-- DATA EXTRACT start --

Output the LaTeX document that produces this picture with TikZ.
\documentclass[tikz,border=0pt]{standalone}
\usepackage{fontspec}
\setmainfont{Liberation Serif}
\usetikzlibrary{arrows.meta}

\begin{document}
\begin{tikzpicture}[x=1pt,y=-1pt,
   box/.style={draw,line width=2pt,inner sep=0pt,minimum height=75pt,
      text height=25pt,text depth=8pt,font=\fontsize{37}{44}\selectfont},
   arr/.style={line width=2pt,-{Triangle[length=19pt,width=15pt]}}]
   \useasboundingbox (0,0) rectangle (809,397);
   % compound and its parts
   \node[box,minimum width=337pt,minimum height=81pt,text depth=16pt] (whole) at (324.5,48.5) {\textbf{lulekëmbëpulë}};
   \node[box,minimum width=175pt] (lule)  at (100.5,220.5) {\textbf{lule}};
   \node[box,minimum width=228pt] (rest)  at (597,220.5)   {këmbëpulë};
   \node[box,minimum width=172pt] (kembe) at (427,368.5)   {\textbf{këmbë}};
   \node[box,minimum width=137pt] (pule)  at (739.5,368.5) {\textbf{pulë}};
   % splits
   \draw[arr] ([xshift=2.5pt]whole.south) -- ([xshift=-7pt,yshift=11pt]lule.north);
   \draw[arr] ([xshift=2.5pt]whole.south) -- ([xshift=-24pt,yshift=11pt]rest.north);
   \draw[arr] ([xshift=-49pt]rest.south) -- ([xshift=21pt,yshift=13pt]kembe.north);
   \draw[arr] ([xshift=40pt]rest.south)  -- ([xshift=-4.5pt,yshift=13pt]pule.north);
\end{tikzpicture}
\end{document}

-- DATA EXTRACT end --

Reproduce the listing above verbatim, from first line to last.

Output the LaTeX document that produces this picture with TikZ.
\documentclass[tikz,border=0pt]{standalone}
\usepackage{fontspec}
\setmainfont{Liberation Serif}
\usetikzlibrary{arrows.meta}

\begin{document}
\begin{tikzpicture}[x=1pt,y=-1pt,
   box/.style={draw,line width=2pt,inner sep=0pt,minimum height=75pt,
      text height=25pt,text depth=8pt,font=\fontsize{37}{44}\selectfont},
   arr/.style={line width=2pt,-{Triangle[length=19pt,width=15pt]}}]
   \useasboundingbox (0,0) rectangle (809,397);
   % compound and its parts
   \node[box,minimum width=337pt,minimum height=81pt,text depth=16pt] (whole) at (324.5,48.5) {\textbf{lulekëmbëpulë}};
   \node[box,minimum width=175pt] (lule)  at (100.5,220.5) {\textbf{lule}};
   \node[box,minimum width=228pt] (rest)  at (597,220.5)   {këmbëpulë};
   \node[box,minimum width=172pt] (kembe) at (427,368.5)   {\textbf{këmbë}};
   \node[box,minimum width=137pt] (pule)  at (739.5,368.5) {\textbf{pulë}};
   % splits
   \draw[arr] ([xshift=2.5pt]whole.south) -- ([xshift=-7pt,yshift=11pt]lule.north);
   \draw[arr] ([xshift=2.5pt]whole.south) -- ([xshift=-24pt,yshift=11pt]rest.north);
   \draw[arr] ([xshift=-49pt]rest.south) -- ([xshift=21pt,yshift=13pt]kembe.north);
   \draw[arr] ([xshift=40pt]rest.south)  -- ([xshift=-4.5pt,yshift=13pt]pule.north);
\end{tikzpicture}
\end{document}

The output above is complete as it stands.